Welcome, and happy posting!  :wavey:

Would you tell us a little about yourself?


----------



## MJS (Dec 17, 2006)

Welcome aboard!!  Looking forward to your posts! 

Mike


----------



## exile (Dec 17, 2006)

Welcome to MT, loren, it's good to have you with us! You're definitely in the right place for Ninjutsu, a lot of expertise on this board...


----------



## Mariachi Joe (Dec 17, 2006)

Welcome to Martial Talk, happy posting


----------



## Rich Parsons (Dec 17, 2006)

loren said:


> new to this so a quick hello from me to you all. My brother is bydand and he said I should join because most everyone is pretty kool.



Loren,

Not all of us are kool.    We just wish we were.  

Welcome


----------



## Ping898 (Dec 17, 2006)

welcome to MT!!!!    :wavey:


----------



## Jade Tigress (Dec 17, 2006)

Welcome to Martial Talk! Bydand huh?

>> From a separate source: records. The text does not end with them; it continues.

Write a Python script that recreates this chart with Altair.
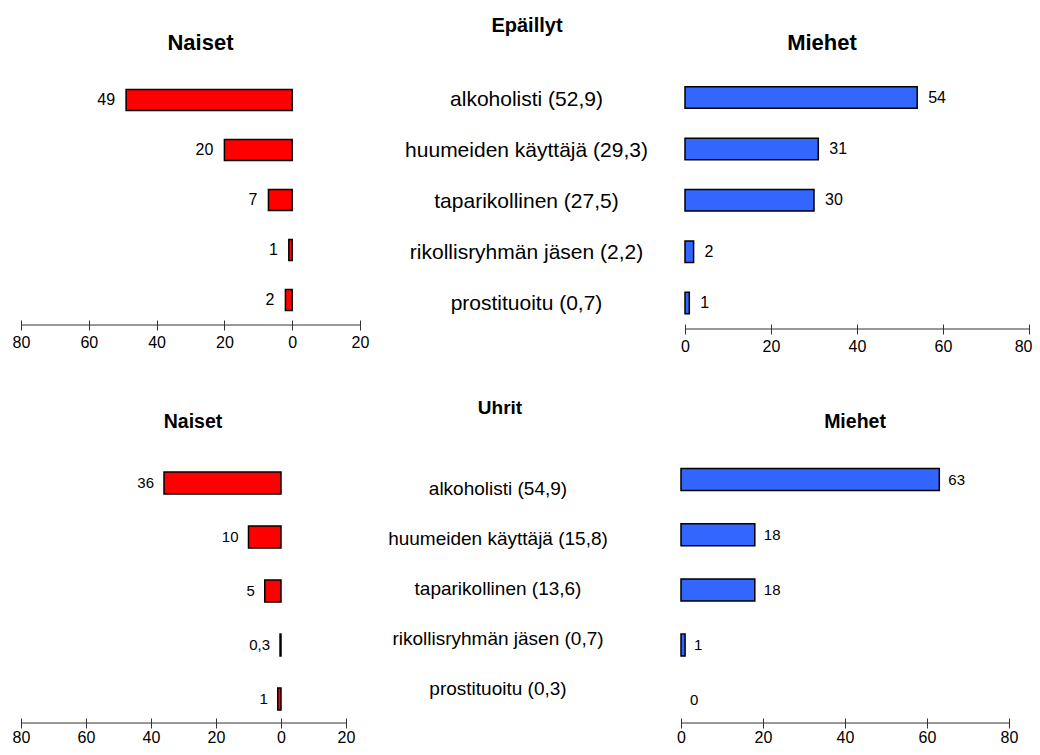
import altair as alt
import pandas as pd

categories = ["alkoholisti", "huumeiden käyttäjä", "taparikollinen",
              "rikollisryhmän jäsen", "prostituoitu"]
suspect_totals = [52.9, 29.3, 27.5, 2.2, 0.7]
victim_totals = [54.9, 15.8, 13.6, 0.7, 0.3]
suspect_women = [49, 20, 7, 1, 2]
suspect_men = [54, 31, 30, 2, 1]
victim_women = [36, 10, 5, 0.3, 1]
victim_men = [63, 18, 18, 1, 0]
left_ticks = [80, 60, 40, 20, 0, -20]
right_ticks = [0, 20, 40, 60, 80]

REG = "Liberation Sans"


def fi(v):
    return f"{v:g}".replace(".", ",")


def frame(values):
    return pd.DataFrame({"cat": categories, "v": values,
                         "lab": [fi(v) for v in values]})


def bar_panel(values, side, width, height, band, title, tsize, tdx,
              toffset, lab_size, lab_dx, lab_pad, flush_last=False):
    df = frame(values)
    if side == "left":
        xscale = alt.Scale(domain=[-20, 80], reverse=True, nice=False)
        ticks, color, align, lo, hi = left_ticks, "#FF0000", "right", -20, 80
    else:
        xscale = alt.Scale(domain=[0, 80], nice=False)
        ticks, color, align, lo, hi = right_ticks, "#3366FF", "left", 0, 80
    pi, po, al = band
    yscale = alt.Scale(paddingInner=pi, paddingOuter=po, align=al)
    extra = {}
    if flush_last:
        extra = dict(
            labelAlign={"condition": {"test": "datum.value == 80", "value": "right"},
                        "value": "center"},
            labelOffset={"condition": {"test": "datum.value == 80", "value": 3},
                         "value": 0},
        )
    axis = alt.Axis(values=ticks, labelExpr="'' + abs(datum.value)", title=None,
                    grid=False, domain=False, tickSize=10, offset=-5,
                    tickColor="#333333", tickWidth=1, labelPadding=lab_pad,
                    labelFont=REG, labelFontSize=16, labelColor="black",
                    labelFlush=False, **extra)
    y = alt.Y("cat:N", sort=categories, scale=yscale, axis=None)
    base = alt.Chart(df)
    bars = base.transform_filter("datum.v > 0").mark_bar(
        color=color, stroke="black", strokeWidth=1.5
    ).encode(x=alt.X("v:Q", scale=xscale, axis=axis), x2=alt.datum(0), y=y)
    labels = base.mark_text(
        align=align, baseline="middle", dx=lab_dx, font=REG,
        fontSize=lab_size, color="black"
    ).encode(x=alt.X("v:Q"), y=y, text="lab:N")
    line = alt.Chart(pd.DataFrame({"lo": [lo], "hi": [hi]})).mark_rule(
        color="#333333", strokeWidth=1
    ).encode(x=alt.X("lo:Q"), x2="hi:Q", y=alt.value(height))
    return alt.layer(line, bars, labels).properties(
        width=width, height=height,
        title=alt.TitleParams(title, font=REG, fontSize=tsize,
                              fontWeight="bold", color="black",
                              anchor="middle", frame="group", dx=tdx,
                              offset=toffset))


def mid_panel(totals, width, height, pad, al, size, dx, title,
              tsize, tdx, toffset):
    df = pd.DataFrame({"cat": categories,
                       "t": [f"{c} ({fi(v)})" for c, v in zip(categories, totals)]})
    return alt.Chart(df).mark_text(
        font=REG, fontSize=size, dx=dx, baseline="middle", align="center",
        color="black"
    ).encode(
        y=alt.Y("cat:N", sort=categories,
                scale=alt.Scale(type="point", padding=pad, align=al), axis=None),
        text="t:N"
    ).properties(
        width=width, height=height,
        title=alt.TitleParams(title, font=REG, fontSize=tsize,
                              fontWeight="bold", color="black",
                              anchor="middle", frame="group", dx=tdx,
                              offset=toffset))


tl = bar_panel(suspect_women, "left", 339, 250, (0.58, 0.29, 0.5),
               "Naiset", 22, 10, 20.5, 16, -11, 4)
tm = mid_panel(suspect_totals, 325, 250, 0.45, 0.545, 21, 4,
               "Epäillyt", 20, 4.5, 39)
tr = bar_panel(suspect_men, "right", 344, 254, (0.582, 0.262, 0.437),
               "Miehet", 22, -35, 20.5, 16, 11, 4, flush_last=True)
bl = bar_panel(victim_women, "left", 325, 268, (0.593, 0.278, 0.567),
               "Naiset", 19.5, 9.5, 22.5, 15, -10, 1)
bm = mid_panel(victim_totals, 335, 268, 0.68, 0.5, 19, -15.5,
               "Uhrit", 19, -13.5, 37.5)
br = bar_panel(victim_men, "right", 328, 268, (0.601, 0.228, 0.536),
               "Miehet", 19.5, 10, 23, 15, 9, 1)

row1 = alt.hconcat(tl, tm, tr, spacing=0, bounds="flush").resolve_scale(
    x="independent", y="independent")
row2 = alt.hconcat(bl, bm, br, spacing=0, bounds="flush").resolve_scale(
    x="independent", y="independent")

chart = alt.vconcat(row1, row2, spacing=380, bounds="flush").resolve_scale(
    x="independent", y="independent"
).configure_view(strokeWidth=0).properties(
    autosize=alt.AutoSizeParams(type="none"),
    padding={"left": 13, "top": 67, "right": 1011, "bottom": 671}
)

chart.save("out.html", embed_options={"renderer": "svg", "actions": False})
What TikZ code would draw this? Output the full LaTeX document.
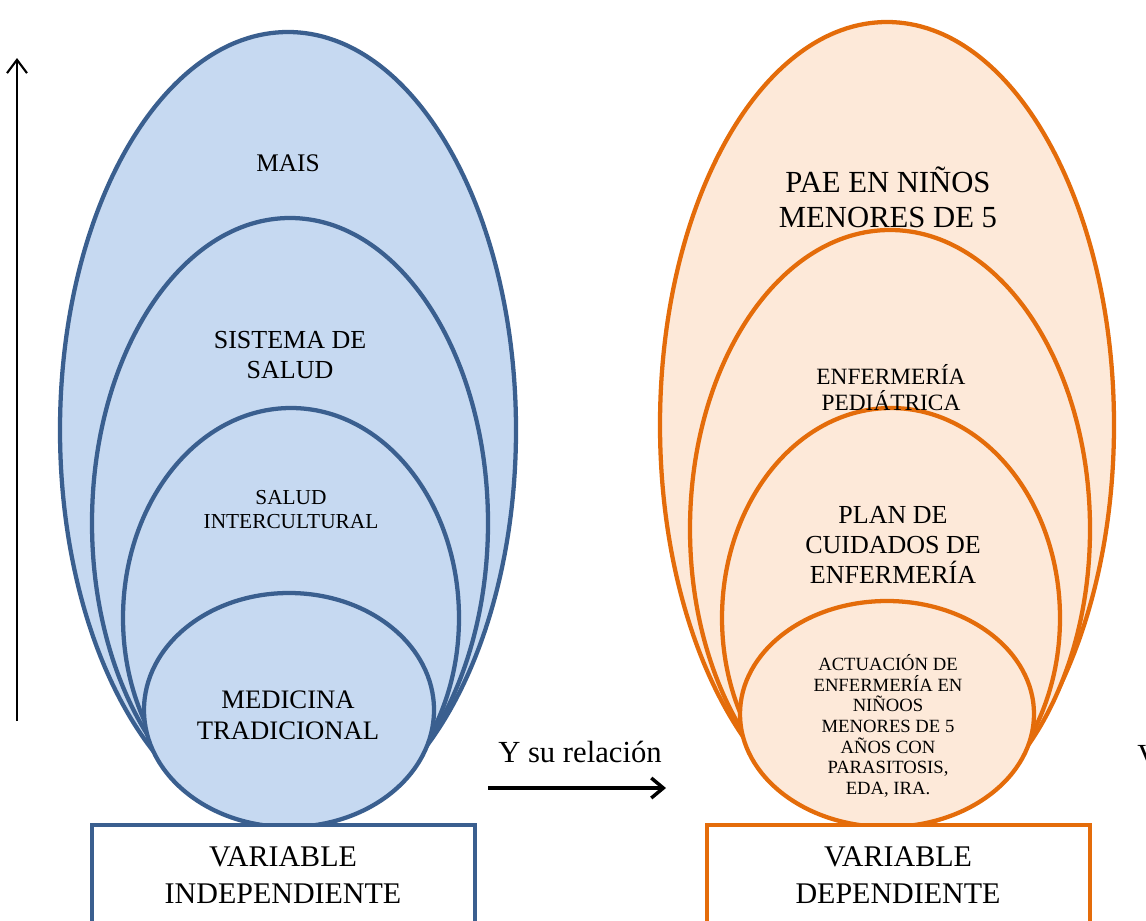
\documentclass[tikz,border=0pt]{standalone}
\usepackage{fontspec}
\setmainfont{Liberation Serif}
\usetikzlibrary{arrows.meta}

\definecolor{azulborde}{HTML}{3A5F8F}
\definecolor{azulfondo}{HTML}{C6D9F1}
\definecolor{naranjaborde}{HTML}{E46C0A}
\definecolor{naranjafondo}{HTML}{FDE9D9}

\tikzset{
  elipazul/.style={draw=azulborde, fill=azulfondo, line width=3.2pt},
  elipnaranja/.style={draw=naranjaborde, fill=naranjafondo, line width=3.2pt},
  caja/.style={draw=#1, fill=white, line width=3.2pt},
  txt/.style n args={2}{align=center, inner sep=0pt, font=\fontsize{#1}{#2}\selectfont},
}

\begin{document}
\begin{tikzpicture}[x=0.75pt,y=0.75pt,yscale=-1,xscale=1]
\useasboundingbox (0,0) rectangle (1146,921);
\clip (0,0) rectangle (1146,921);

%Ellipses, left side
\draw[elipazul] (288,430) ellipse [x radius=228, y radius=398];
\draw[elipazul] (290,523) ellipse [x radius=198, y radius=305];
\draw[elipazul] (291,618) ellipse [x radius=168, y radius=210];
\draw[elipazul] (289,710) ellipse [x radius=145, y radius=117];

%Ellipses, right side
\draw[elipnaranja] (887,425) ellipse [x radius=227, y radius=403];
\draw[elipnaranja] (890,529) ellipse [x radius=200, y radius=299];
\draw[elipnaranja] (891,618) ellipse [x radius=169, y radius=210];
\draw[elipnaranja] (887,714) ellipse [x radius=147, y radius=113];

%Boxes
\draw[caja=azulborde] (92,825) rectangle (475,950);
\draw[caja=naranjaborde] (707,825) rectangle (1090,950);

% Text Node
\draw (288,163) node[txt={19}{22}] (mais) {MAIS};
% Text Node
\draw (290,355) node[txt={19.5}{22.5}] (sistema) {SISTEMA DE\\SALUD};
% Text Node
\draw (291,510) node[txt={16}{18}] (intercultural) {SALUD\\INTERCULTURAL};
% Text Node
\draw (288,715) node[txt={20}{23}] (medicina) {MEDICINA\\TRADICIONAL};
% Text Node
\draw (888,197) node[txt={23}{26.5}] (pae) {PAE EN NIÑOS\\MENORES DE 5};
% Text Node
\draw (891,388) node[txt={17.5}{19.5}] (pediatrica) {ENFERMERÍA\\PEDIÁTRICA};
% Text Node
\draw (893,545) node[txt={19.5}{22.5}] (plan) {PLAN DE\\CUIDADOS DE\\ENFERMERÍA};
% Text Node
\draw (888,726) node[txt={14}{15.5}] (actuacion) {ACTUACIÓN DE\\ENFERMERÍA EN\\NIÑOOS\\MENORES DE 5\\AÑOS CON\\PARASITOSIS,\\EDA, IRA.};
% Text Node
\draw (283,875) node[txt={22.5}{28}] (independiente) {VARIABLE\\INDEPENDIENTE};
% Text Node
\draw (898,875) node[txt={22.5}{28}] (dependiente) {VARIABLE\\DEPENDIENTE};
% Text Node
\draw (580,752) node[txt={23}{26}] (relacion) {Y su relación};
% Text Node
\draw (1137,765) node[txt={23}{26}, anchor=base west] (cortado) {V};

%Arrows
\coordinate (vbase) at (17,721);
\coordinate (vtope) at (17,58);
\draw[line width=1.6pt, -{Straight Barb[length=10pt,width=15pt]}] (vbase) -- (vtope);
\coordinate (hini) at (488,788);
\coordinate (hfin) at (666,788);
\draw[line width=2.6pt, -{Straight Barb[length=9pt,width=15pt]}] (hini) -- (hfin);

\end{tikzpicture}
\end{document}
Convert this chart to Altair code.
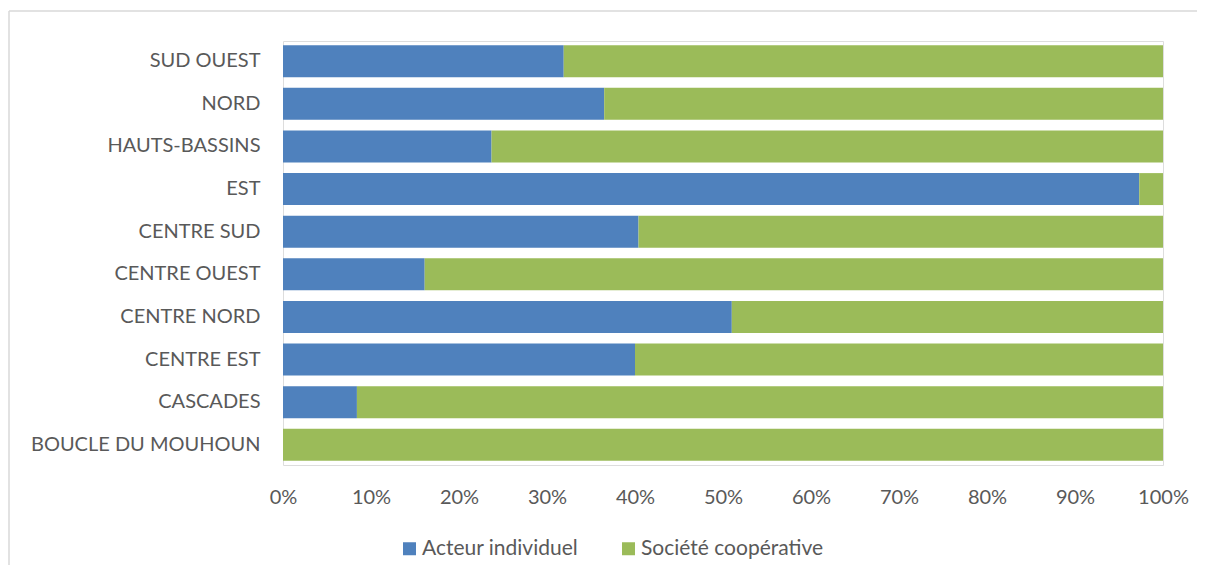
import altair as alt
import pandas as pd

regions = ["SUD OUEST", "NORD", "HAUTS-BASSINS", "EST", "CENTRE SUD",
           "CENTRE OUEST", "CENTRE NORD", "CENTRE EST", "CASCADES",
           "BOUCLE DU MOUHOUN"]
acteur_individuel = [31.9, 36.5, 23.7, 97.3, 40.4, 16.1, 51.0, 40.0, 8.4, 0.0]
societe_cooperative = [68.1, 63.5, 76.3, 2.7, 59.6, 83.9, 49.0, 60.0, 91.6, 100.0]
series = ["Acteur individuel", "Société coopérative"]
colors = ["#4F81BD", "#9BBB59"]
x_ticks = [0, 0.1, 0.2, 0.3, 0.4, 0.5, 0.6, 0.7, 0.8, 0.9, 1.0]

rows = []
for r, a, s in zip(regions, acteur_individuel, societe_cooperative):
    rows.append({"region": r, "serie": series[0], "valeur": a, "ordre": 0})
    rows.append({"region": r, "serie": series[1], "valeur": s, "ordre": 1})
df = pd.DataFrame(rows)

FONT = "Lato"
TXT = "#595959"

bars = alt.Chart(df).mark_bar().encode(
    y=alt.Y("region:N", sort=regions,
            scale=alt.Scale(paddingInner=0.25, paddingOuter=0.1),
            axis=alt.Axis(title=None, domain=False, ticks=False, labelPadding=23,
                          labelFont=FONT, labelFontSize=20, labelColor=TXT,
                          labelLimit=400)),
    x=alt.X("valeur:Q", stack="normalize",
            scale=alt.Scale(domain=[0, 1], nice=False),
            axis=alt.Axis(title=None, domain=False, ticks=False, grid=False,
                          values=x_ticks, format=".0%", labelPadding=22,
                          labelFlush=False,
                          labelFont=FONT, labelFontSize=20, labelColor=TXT)),
    color=alt.Color("serie:N", sort=series,
                    scale=alt.Scale(domain=series, range=colors),
                    legend=alt.Legend(title=None, orient="none", direction="horizontal",
                                      legendX=116, legendY=497,
                                      symbolType="square", symbolSize=169,
                                      symbolStrokeWidth=0,
                                      labelFont=FONT, labelFontSize=21,
                                      labelColor=TXT, labelOffset=2,
                                      columnPadding=39, labelLimit=400)),
    order=alt.Order("ordre:Q"),
)

border_top = alt.Chart(pd.DataFrame({"k": [0]})).mark_rule(
    color="#D9D9D9", strokeWidth=1.5, clip=False
).encode(x=alt.value(-274), x2=alt.value(1000), y=alt.value(-30))

border_left = alt.Chart(pd.DataFrame({"k": [0]})).mark_rule(
    color="#D9D9D9", strokeWidth=1.5, clip=False
).encode(x=alt.value(-274), y=alt.value(-30), y2=alt.value(700))

chart = alt.layer(border_top, border_left, bars).properties(
    width=880, height=424,
    autosize=alt.AutoSizeParams(type="none"),
    padding={"left": 275, "top": 33, "right": 34, "bottom": 100},
).configure_view(
    stroke="#D9D9D9", strokeWidth=3
).configure(background="white")

chart.save("out.html", embed_options={"renderer": "svg", "actions": False})
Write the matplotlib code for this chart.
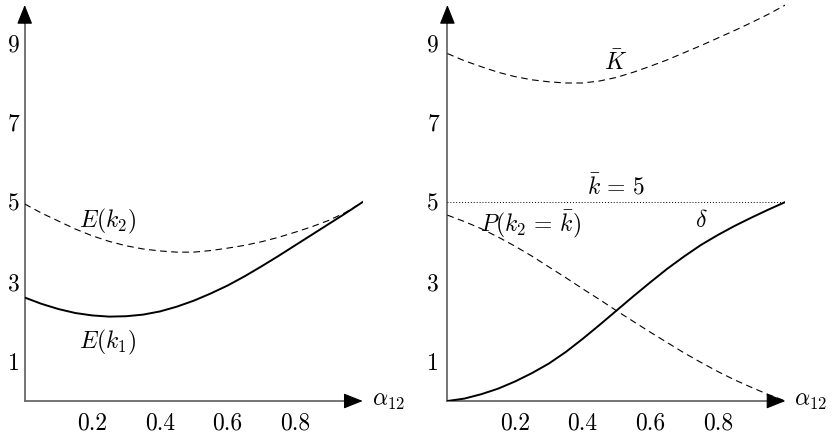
#!/usr/bin/env python3
"""Two panels of expected values against alpha_12."""

import matplotlib

matplotlib.use("Agg")
import matplotlib.pyplot as plt

plt.rcParams["mathtext.fontset"] = "cm"
plt.rcParams["font.family"] = "serif"
plt.rcParams["font.serif"] = ["cmr10", "DejaVu Serif"]
plt.rcParams["axes.formatter.use_mathtext"] = True

# values
alpha = [0.0, 0.05, 0.1, 0.15, 0.2, 0.25, 0.3, 0.35, 0.4, 0.45, 0.5,
         0.55, 0.6, 0.65, 0.7, 0.75, 0.8, 0.85, 0.9, 0.95, 1.0]

e_k1 = [2.60, 2.44, 2.31, 2.21, 2.15, 2.12, 2.13, 2.17, 2.25, 2.37, 2.52,
        2.70, 2.90, 3.13, 3.38, 3.64, 3.91, 4.18, 4.45, 4.72, 5.00]
e_k2 = [4.95, 4.72, 4.52, 4.32, 4.15, 4.01, 3.90, 3.82, 3.77, 3.74, 3.74,
        3.78, 3.84, 3.91, 4.00, 4.11, 4.24, 4.38, 4.54, 4.74, 5.00]

k_bar_cap = [8.73, 8.55, 8.40, 8.26, 8.15, 8.07, 8.02, 7.99, 7.99, 8.04, 8.13,
             8.26, 8.41, 8.57, 8.75, 8.93, 9.12, 9.31, 9.51, 9.72, 9.95]
p_k2_bar = [4.67, 4.51, 4.33, 4.12, 3.89, 3.64, 3.37, 3.10, 2.82, 2.55, 2.27,
            2.00, 1.73, 1.47, 1.21, 0.97, 0.74, 0.53, 0.34, 0.16, 0.00]
delta = [0.00, 0.06, 0.17, 0.31, 0.49, 0.70, 0.94, 1.23, 1.56, 1.91, 2.27,
         2.63, 2.98, 3.32, 3.63, 3.92, 4.17, 4.40, 4.61, 4.81, 5.00]
k_bar = 5.0

x_ticks = [0.2, 0.4, 0.6, 0.8]
x_tick_labels = ["0.2", "0.4", "0.6", "0.8"]
y_ticks = [1, 3, 5, 7, 9]
y_tick_labels = ["1", "3", "5", "7", "9"]

FS = 17
DASH = dict(color="black", lw=0.8, dashes=(6, 4))
SOLID = dict(color="black", lw=1.4)


def setup_axes(ax, ypad):
    ax.set_xlim(0, 1.0)
    ax.set_ylim(0, 10)
    for side in ("top", "right", "bottom", "left"):
        ax.spines[side].set_visible(False)
    ax.set_xticks(x_ticks, x_tick_labels)
    ax.set_yticks(y_ticks, y_tick_labels)
    ax.tick_params(axis="x", length=0, pad=8, labelsize=FS)
    ax.tick_params(axis="y", length=0, pad=ypad, labelsize=FS)

    # axis lines with arrow heads
    ax.plot([0, 0.97], [0, 0], color="#6a6a6a", lw=1.3, clip_on=False)
    ax.plot([0, 0], [0, 9.6], color="#6a6a6a", lw=1.3, clip_on=False)
    head = dict(arrowstyle="-|>,head_length=0.75,head_width=0.3",
                color="black", lw=0.8, shrinkA=0, shrinkB=0, mutation_scale=16)
    ax.annotate("", xy=(1.0, 0), xytext=(0.96, 0), arrowprops=head,
                annotation_clip=False)
    ax.annotate("", xy=(0, 9.95), xytext=(0, 9.5), arrowprops=head,
                annotation_clip=False)
    ax.text(1.075, 0.0, r"$\alpha_{12}$", fontsize=FS, ha="center",
            va="center", clip_on=False)


def main():
    fig = plt.figure(figsize=(8.35, 4.48), dpi=100)
    w, h, b = 338 / 835, 398 / 448, 47 / 448
    ax1 = fig.add_axes([24.7 / 835, b, w, h])
    ax2 = fig.add_axes([447.4 / 835, b, w, h])

    # left panel
    setup_axes(ax1, ypad=3.5)
    ax1.plot(alpha, e_k2, **DASH)
    ax1.plot(alpha, e_k1, **SOLID)
    ax1.text(0.247, 4.5, r"$E(k_2)$", fontsize=FS, ha="center", va="center")
    ax1.text(0.247, 1.48, r"$E(k_1)$", fontsize=FS, ha="center", va="center")

    # right panel
    setup_axes(ax2, ypad=6)
    ax2.plot(alpha, k_bar_cap, **DASH)
    ax2.plot([alpha[0], alpha[-1]], [k_bar, k_bar], color="black", lw=0.7,
             linestyle=(0, (1, 2)))
    ax2.plot(alpha, p_k2_bar, **DASH)
    ax2.plot(alpha, delta, **SOLID)
    ax2.text(0.496, 8.5, r"$\bar{K}$", fontsize=FS, ha="center", va="center")
    ax2.text(0.5, 5.38, r"$\bar{k}\,=\,5$", fontsize=FS, ha="center",
             va="center")
    ax2.text(0.247, 4.44, r"$P(k_2\,=\,\bar{k})$", fontsize=FS, ha="center",
             va="center")
    ax2.text(0.752, 4.53, r"$\delta$", fontsize=FS, ha="center", va="center")

    fig.savefig("out.png", dpi=100)


if __name__ == "__main__":
    main()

Eh, he's ok. (j/k..great guy  )


----------



## bydand (Dec 17, 2006)

Hello Brother!  Finally signed up huh?  Glad to have you here, check out everything and if you get lost, don't ask me   Just Kidding, give me a call and I'll answer the best I can.  Or just ask here and there will be better answers than I can give.

Anybody want dirt on a new member?  Boat loads of it (39 years worth) for sale cheap!


----------



## Brian R. VanCise (Dec 17, 2006)

Welcome to MartialTalk.


----------



## terryl965 (Dec 17, 2006)

Welcome and happy posting


----------



## Arizona Angel (Dec 17, 2006)

Hi, welcome to MT!


----------



## ArmorOfGod (Dec 17, 2006)

Hello and welcome!

AoG


----------



## SFC JeffJ (Dec 17, 2006)

Welcome to MT and enjoy!  

Jeff


----------



## KempoGuy06 (Dec 18, 2006)

Greetings and welcome to MT

B


----------



## matt.m (Dec 18, 2006)

a family affair, welcome and enjoy what the site has to offer.


----------



## Drac (Dec 18, 2006)

Greetings loren( brother of bydand) and Welcome to MT....


----------



## Arizona Angel (Dec 18, 2006)

Hi, welcome to MT!


----------



## IcemanSK (Dec 18, 2006)

Welcome to MT. C'mon in. The water is fine.


----------



## Xue Sheng (Dec 18, 2006)

Welcome


----------



## stone_dragone (Dec 19, 2006)

Greetings and welcome to MT!  Your brother is right, and he is one of the cool folks that he talks about!


----------